DIRECTION
All of the material below is to be restated word for word, apart from the pictures.

DATA
— Start —
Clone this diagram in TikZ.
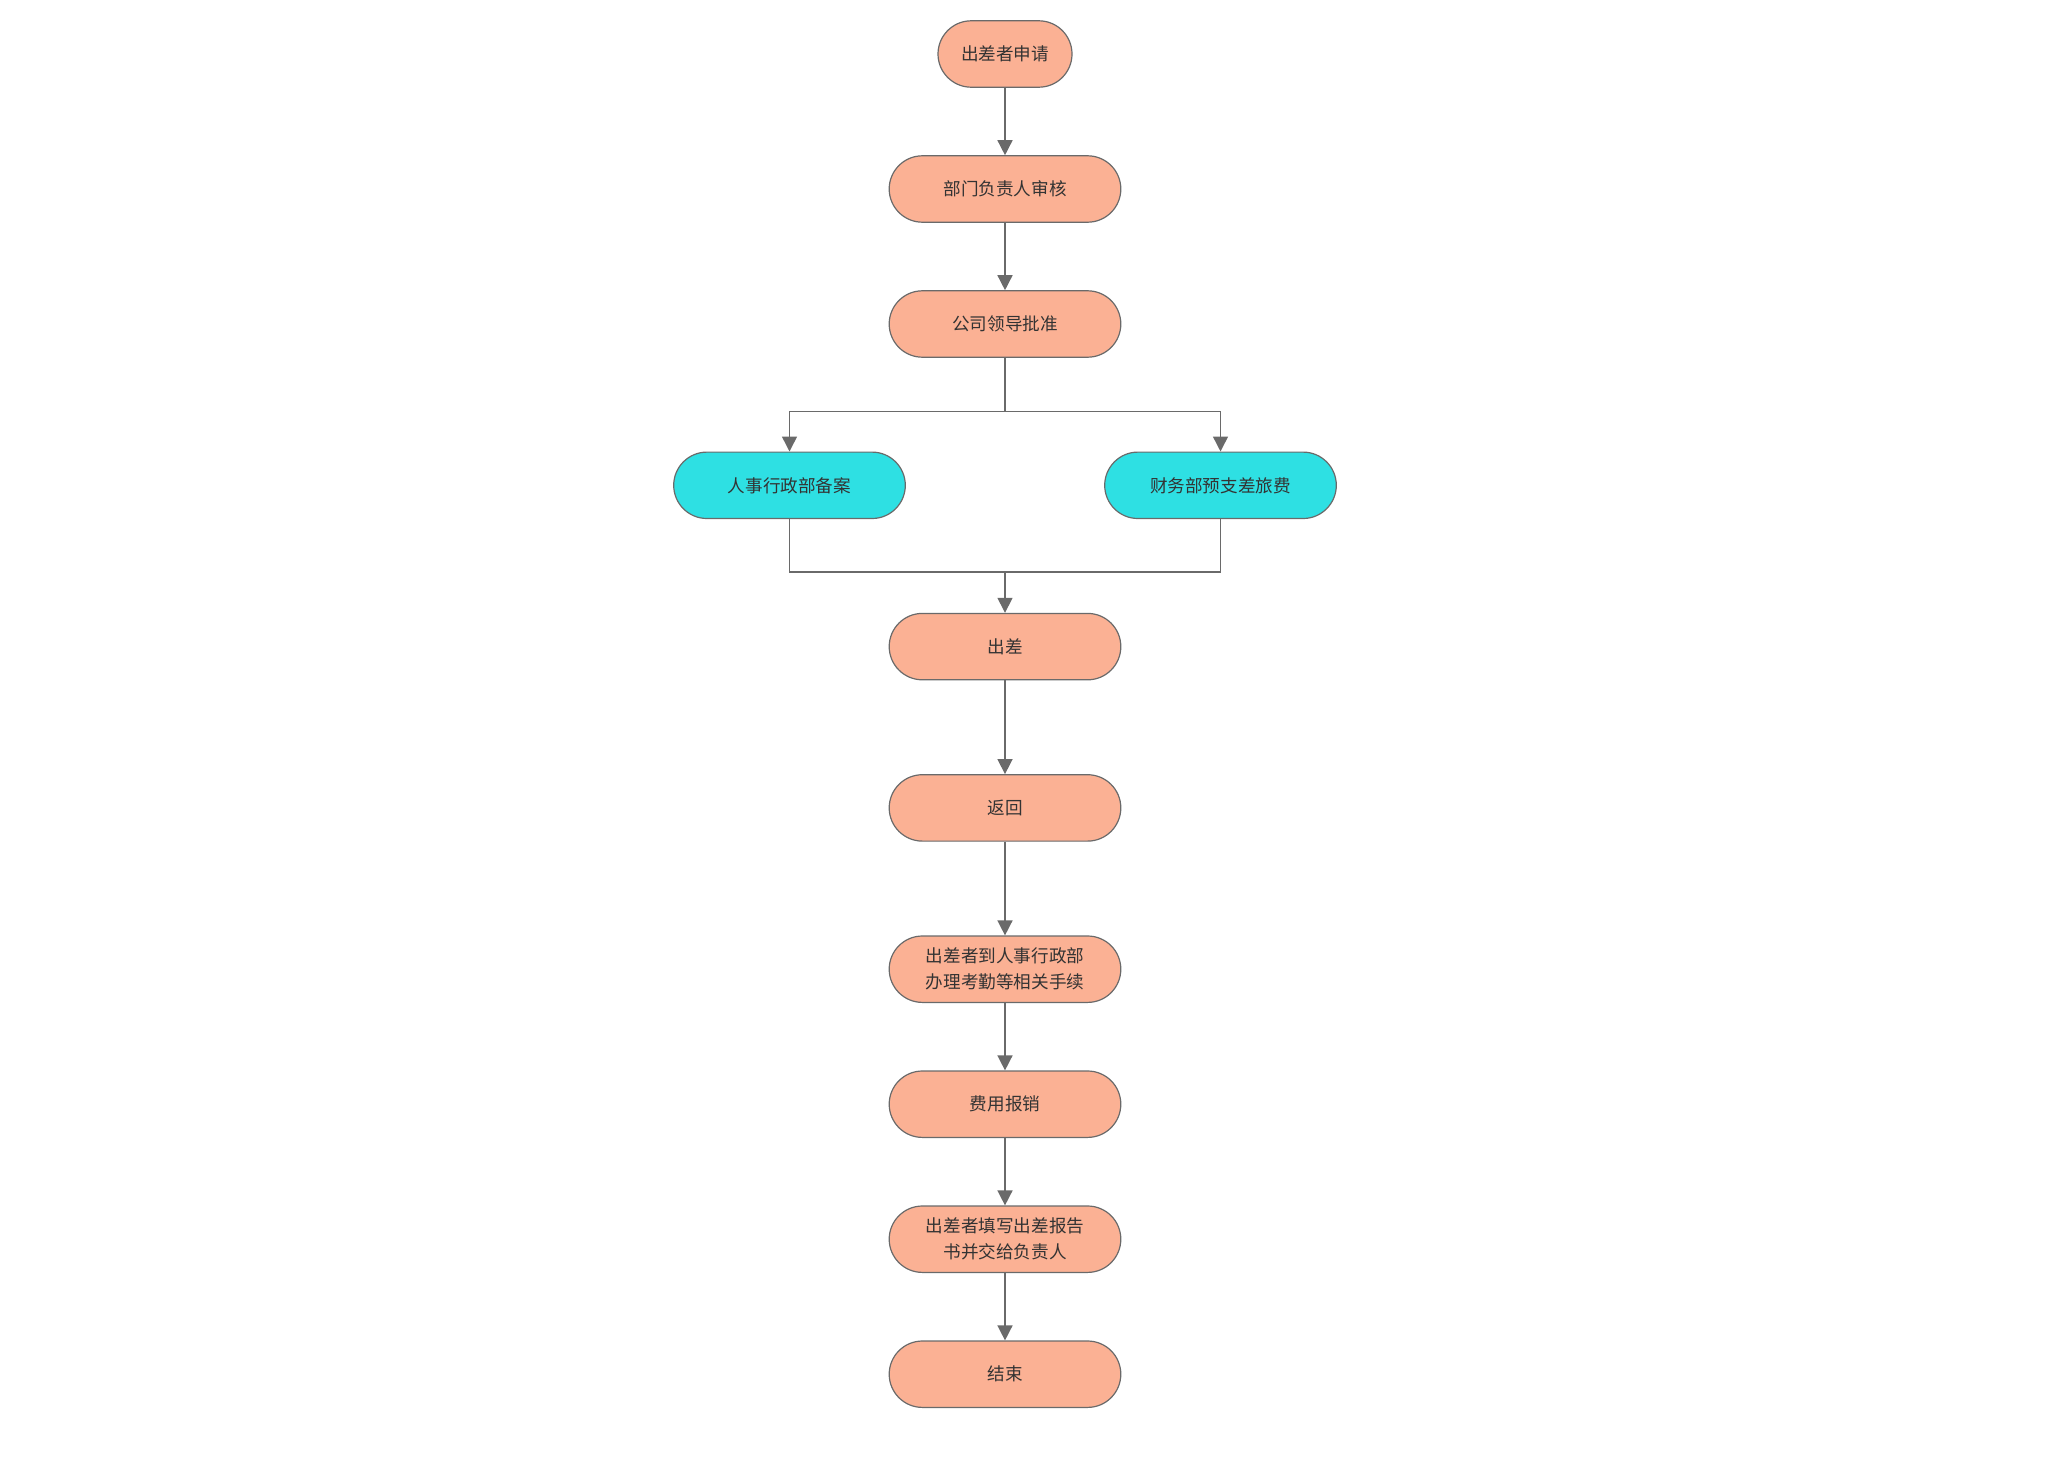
\documentclass[tikz,border=0pt]{standalone}
\usepackage{fontspec}
\newfontfamily\cjk{Noto Sans CJK SC}
\usepackage{tikz}
\usetikzlibrary{arrows.meta,positioning}
\definecolor{salmon}{HTML}{FBB194}
\definecolor{aqua}{HTML}{2EE0E3}
\definecolor{edge}{HTML}{6A6A6A}
\definecolor{ink}{HTML}{333333}

\begin{document}
\begin{tikzpicture}[
    node distance=33.7pt,
    proc/.style={rectangle, draw=edge, line width=0.6pt, fill=salmon, rounded corners=16.6pt, minimum width=115.8pt, minimum height=33.2pt, inner sep=0pt, align=center, text=ink, font=\cjk\fontsize{8.8}{13}\selectfont},
    dept/.style={proc, fill=aqua},
    arr/.style={-{Triangle[length=7.5pt, width=7.5pt]}, draw=edge, line width=0.75pt}
]
  \useasboundingbox (0,0) rectangle (1028pt,-736pt);

  \node[proc, minimum width=67pt] (apply) at (502.5pt,-27pt) {出差者申请};
  \node[proc, below=of apply] (head) {部门负责人审核};
  \node[proc, below=of head]  (lead) {公司领导批准};
  \node[dept, below=46.85pt of lead, xshift=-107.75pt] (hr)  {人事行政部备案};
  \node[dept, below=46.85pt of lead, xshift=107.75pt]  (fin) {财务部预支差旅费};
  \node[proc, below=46.85pt of hr, xshift=107.75pt] (trip) {出差};
  \node[proc, below=46.85pt of trip]  (back)   {返回};
  \node[proc, below=46.85pt of back]  (formal) {出差者到人事行政部\\办理考勤等相关手续};
  \node[proc, below=of formal] (claim)  {费用报销};
  \node[proc, below=of claim]  (report) {出差者填写出差报告\\书并交给负责人};
  \node[proc, below=of report] (done)   {结束};

  \coordinate[below=26.8pt of lead.south] (split);
  \coordinate[below=26.5pt of hr.south]   (join);

  \draw[arr] (apply) -- (head);
  \draw[arr] (head) -- (lead);
  \draw[edge, line width=0.75pt] (lead.south) -- (split);
  \draw[arr] (split) -| (hr.north);
  \draw[arr] (split) -| (fin.north);
  \draw[edge, line width=0.75pt] (hr.south) |- (join) -| (fin.south);
  \draw[arr] (join -| trip.north) -- (trip.north);
  \draw[arr] (trip) -- (back);
  \draw[arr] (back) -- (formal);
  \draw[arr] (formal) -- (claim);
  \draw[arr] (claim) -- (report);
  \draw[arr] (report) -- (done);
\end{tikzpicture}
\end{document}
— End —
TASK ANSWER
Clone this diagram in TikZ.
\documentclass[tikz,border=0pt]{standalone}
\usepackage{fontspec}
\newfontfamily\cjk{Noto Sans CJK SC}
\usepackage{tikz}
\usetikzlibrary{arrows.meta,positioning}
\definecolor{salmon}{HTML}{FBB194}
\definecolor{aqua}{HTML}{2EE0E3}
\definecolor{edge}{HTML}{6A6A6A}
\definecolor{ink}{HTML}{333333}

\begin{document}
\begin{tikzpicture}[
    node distance=33.7pt,
    proc/.style={rectangle, draw=edge, line width=0.6pt, fill=salmon, rounded corners=16.6pt, minimum width=115.8pt, minimum height=33.2pt, inner sep=0pt, align=center, text=ink, font=\cjk\fontsize{8.8}{13}\selectfont},
    dept/.style={proc, fill=aqua},
    arr/.style={-{Triangle[length=7.5pt, width=7.5pt]}, draw=edge, line width=0.75pt}
]
  \useasboundingbox (0,0) rectangle (1028pt,-736pt);

  \node[proc, minimum width=67pt] (apply) at (502.5pt,-27pt) {出差者申请};
  \node[proc, below=of apply] (head) {部门负责人审核};
  \node[proc, below=of head]  (lead) {公司领导批准};
  \node[dept, below=46.85pt of lead, xshift=-107.75pt] (hr)  {人事行政部备案};
  \node[dept, below=46.85pt of lead, xshift=107.75pt]  (fin) {财务部预支差旅费};
  \node[proc, below=46.85pt of hr, xshift=107.75pt] (trip) {出差};
  \node[proc, below=46.85pt of trip]  (back)   {返回};
  \node[proc, below=46.85pt of back]  (formal) {出差者到人事行政部\\办理考勤等相关手续};
  \node[proc, below=of formal] (claim)  {费用报销};
  \node[proc, below=of claim]  (report) {出差者填写出差报告\\书并交给负责人};
  \node[proc, below=of report] (done)   {结束};

  \coordinate[below=26.8pt of lead.south] (split);
  \coordinate[below=26.5pt of hr.south]   (join);

  \draw[arr] (apply) -- (head);
  \draw[arr] (head) -- (lead);
  \draw[edge, line width=0.75pt] (lead.south) -- (split);
  \draw[arr] (split) -| (hr.north);
  \draw[arr] (split) -| (fin.north);
  \draw[edge, line width=0.75pt] (hr.south) |- (join) -| (fin.south);
  \draw[arr] (join -| trip.north) -- (trip.north);
  \draw[arr] (trip) -- (back);
  \draw[arr] (back) -- (formal);
  \draw[arr] (formal) -- (claim);
  \draw[arr] (claim) -- (report);
  \draw[arr] (report) -- (done);
\end{tikzpicture}
\end{document}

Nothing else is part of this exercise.